但画风一转, 他又说:“但这样的, 也容易被灵气反噬。”
白飞飞现在拍摄的内容过于靠‘自我’, 自我领悟、自我表达。她无法理解或是无法吃透的东西,拍起来就非常吃力,这需要极为强大的共情能力, 才能在以后得表演道路上一直前行。
换句话说,白飞飞就是一个深切的体验派。有好, 有不好。
“共情伤心也伤身啊。”李柯沉默了会,说道。
霍妩却很平静:“她还小, 有的是时间可以练习。”
扶桑在发现李明明拼了命掩饰的一切,但她却并没有任何面上的表现——在李明明面前,她依然沉默,没什么情绪,像一汪沉静的湖水。
外面大雨瓢泼,豆大的水珠砸在玻璃上,瀑布一样的下流,李明明阴着脸坐在床上,看上去像是一个要找替身的水鬼。
“你不开心吗。”李明明暗色的嘴唇缓缓勾出了一个笑:“仇人过得不好,你不高兴吗。”
扶桑走到了窗边,发现凡是超过二层以上的窗户全部都装上了防护网,窗户也被封死,形成了双重锁,避免了一切楼内有人向外坠落的可能。
她眼中忽明忽暗,没有正面回答李明明的话,反而是问道:“你的手术成功几率高吗?”
李明明仍然用那双黑沉沉没有一点生气的眼睛望着她。
扶桑自己给了自己答案:“似乎是不高,刚刚那个是你母亲?她提起你的时候,似乎一直在痛哭,说你这次有百分之七十到九十的可能性会死在手术台上。即便侥幸手术成功,如果没有合适的心源,你还是得死。再退一万步,即便真的有心源,你现在的身体,也未必能撑过手术。”
窗户的反射里,李明明身影颤了一下,无力的手抓住了床上淡蓝色的被子。整个病房其实非常温馨,大概这就是有钱人的特权,在无数人等不到一个床位,甚至排不上手术的时候,他们却可以直接享受一个单独病房。
但扶桑的话语中却依然没有丝毫的起伏。
她没有因为仇人落魄而兴奋,没有趁机讽刺,更没有失魂落魄的诅咒。她只是看着窗外倾盆的大雨,喃喃地说道:“真遗憾啊。
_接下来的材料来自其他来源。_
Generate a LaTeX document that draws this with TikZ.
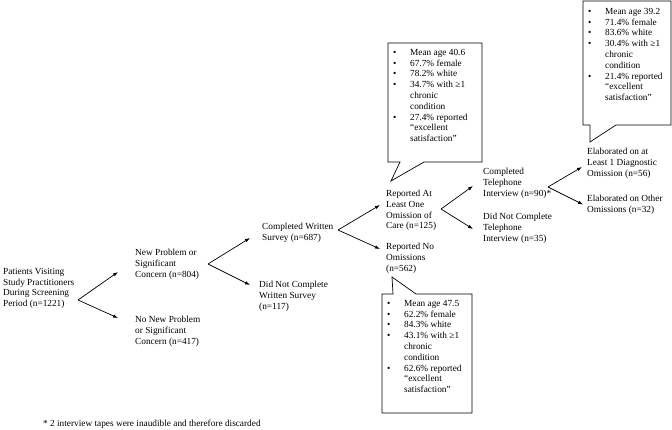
\documentclass[tikz,border=0pt]{standalone}
\usepackage{graphicx}
\usepackage{fontspec}
\setmainfont{Liberation Serif}
\usetikzlibrary{arrows.meta,positioning}

\newcommand{\fs}{\fontsize{9.3}{10.8}\selectfont}
\newcommand{\bul}{\makebox[17pt][l]{\textbullet}}
\newcommand{\ind}{\hspace*{17pt}}

\begin{document}
\begin{tikzpicture}[x=1pt,y=-1pt,
  lbl/.style={inner sep=0pt, align=left, anchor=west, font=\fs},
  info/.style={inner sep=0pt, align=left, anchor=north west, font=\fs},
  arr/.style={line width=0.7pt, -{Latex[length=5pt,width=3.5pt]}},
  callout/.style={line width=0.7pt}]
\useasboundingbox (0,0) rectangle (672,430);

% Tree labels
\node[lbl] (root) at (3,288.5) {Patients Visiting\\Study Practitioners\\During Screening\\Period (n=1221)};
\node[lbl] (np) at (135,264) {New Problem or\\Significant\\Concern (n=804)};
\node[lbl] (nnp) at (135,331) {No New Problem\\or Significant\\Concern (n=417)};
\node[lbl] (cws) at (262,232.5) {Completed Written\\Survey (n=687)};
\node[lbl] (dnc) at (259,296) {Did Not Complete\\Written Survey\\(n=117)};
\node[lbl] (ra) at (386,210.5) {Reported At\\Least One\\Omission of\\Care (n=125)};
\node[lbl] (rno) at (386,258) {Reported No\\Omissions\\(n=562)};
\node[lbl] (cti) at (483,183) {Completed\\Telephone\\Interview (n=90)*};
\node[lbl] (dnt) at (483,228) {Did Not Complete\\Telephone\\Interview (n=35)};
\node[lbl] (elab) at (587,163.5) {Elaborated on at\\Least 1 Diagnostic\\Omission (n=56)};
\node[lbl] (eoth) at (587,204.5) {Elaborated on Other\\Omissions (n=32)};

% Chevrons
\coordinate (v1) at (78,300);
\coordinate (v2) at (208,264);
\coordinate (v3) at (338,230);
\coordinate (v4) at (441,209);
\coordinate (v5) at (548,187);
\draw[arr] (v1) -- ([xshift=-17pt,yshift=-8pt]np.west);
\draw[arr] (v1) -- ([xshift=-17pt,yshift=13pt]nnp.west);
\draw[arr] (v2) -- ([xshift=-12pt,yshift=-5.5pt]cws.west);
\draw[arr] (v2) -- ([xshift=-9pt,yshift=11pt]dnc.west);
\draw[arr] (v3) -- ([xshift=-6pt,yshift=5.5pt]ra.west);
\draw[arr] (v3) -- ([xshift=-6pt,yshift=9pt]rno.west);
\draw[arr] (v4) -- ([xshift=-10pt,yshift=-3pt]cti.west);
\draw[arr] (v4) -- ([xshift=-10pt,yshift=-1pt]dnt.west);
\draw[arr] (v5) -- ([xshift=-5pt,yshift=-3.5pt]elab.west);
\draw[arr] (v5) -- ([xshift=-4pt]eoth.west);

% Callout boxes
\coordinate (t1) at (391,181);
\coordinate (t2) at (392,277);
\coordinate (t3) at (590,142);
\draw[callout] (388,43) -- (482,43) -- (482,162) -- (424,162) -- (t1) -- (400,162) -- (388,162) -- cycle;
\draw[callout] (382,294) -- (393,294) -- (t2) -- (416,294) -- (472,294) -- (472,413) -- (382,413) -- cycle;
\draw[callout] (583,1) -- (671,1) -- (671,125) -- (616,125) -- (t3) -- (590,125) -- (583,125) -- cycle;

\node[info] (s1) at (393,49) {\bul Mean age 40.6\\\bul 67.7\% female\\\bul 78.2\% white\\\bul 34.7\% with ≥1\\\ind chronic\\\ind condition\\\bul 27.4\% reported\\\ind ``excellent\\\ind satisfaction''};
\node[info] (s2) at (387,300) {\bul Mean age 47.5\\\bul 62.2\% female\\\bul 84.3\% white\\\bul 43.1\% with ≥1\\\ind chronic\\\ind condition\\\bul 62.6\% reported\\\ind ``excellent\\\ind satisfaction''};
\node[info] (s3) at (588,8) {\bul Mean age 39.2\\\bul 71.4\% female\\\bul 83.6\% white\\\bul 30.4\% with ≥1\\\ind chronic\\\ind condition\\\bul 21.4\% reported\\\ind ``excellent\\\ind satisfaction''};

% Footnote
\node[lbl] (note) at (43,424) {* 2 interview tapes were inaudible and therefore discarded};
\end{tikzpicture}
\end{document}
你的头像挂在光荣榜第一,奖项占满了班主任和校长室的墙……”
李明明的神色终于出现了肉眼可见的变化,他也似乎是第一天认识扶桑一样,一眨不眨的打量着她。
扶桑却说道:“就这么因为疾病死去,被遗忘,提起时只有一句可惜,只有你妈妈会因为你的离去痛苦,在你死后,她还要被你父亲连累,多遗憾啊。”
李明明瞬时抬头,目光阴冷:“你知道不少啊。”
“我知道的还不够。”扶桑却摇摇头,微微一笑说,“哪有你知道的多呢?你才是你爸手底下那条,最衷心的狗。只不过太可惜了,爱你的人被你漠视,不爱你的人却被你一直讨好,即便仇恨,你也还是矛盾又卑微的祈求你父亲怜惜你。”
说到这里,扶桑终于摇了摇头,声音很轻的说:“你还不如李燃,最起码,他死了,被人提起时,还能说一句英雄,被人铭记,被人神化,被人真切的惋惜。”
李明明的脸藏在头发后面,晦暗不明。
一条拍完,李柯道:“过!”
这一场拍摄内容比预想中结束的要快。
扶桑并没有走,她留在了位于边缘的安全通道,手上拿着手机,开始看起了大二心理学的课程。看的间隙,她听到了属于李明明的病房开关的声音,而后又是更为剧烈的争吵,但碍于李明明在场,丈夫似乎没有发挥出什么优势来,楼道里都是女人被辜负几十年,伴随孩子濒死再也藏不住的冤屈。
这同样又是一场豪赌,可能够坚持到最后的人,永远都是无牵无挂,什么都不在乎的人。
显然,李明明并不是。
临近午夜零点,在这个诡谲的时间里,扶桑的手机收到了一条邮件,来自于李明明,上面只写了他的手术时间,在一周后的上午八点。
手术时间无法确定,有可能进行十几个小时甚至更长的时间。
这是一条没头没尾的邮件,但扶桑却露出了一个久违的,开心的笑容。
连着的拍摄进度都算是顺利,只有文戏时的激烈对骂多拍了几条——饰演李明明父母的演员是一对真实夫妻,吵着吵着由于太真情实感,真的掐起来了。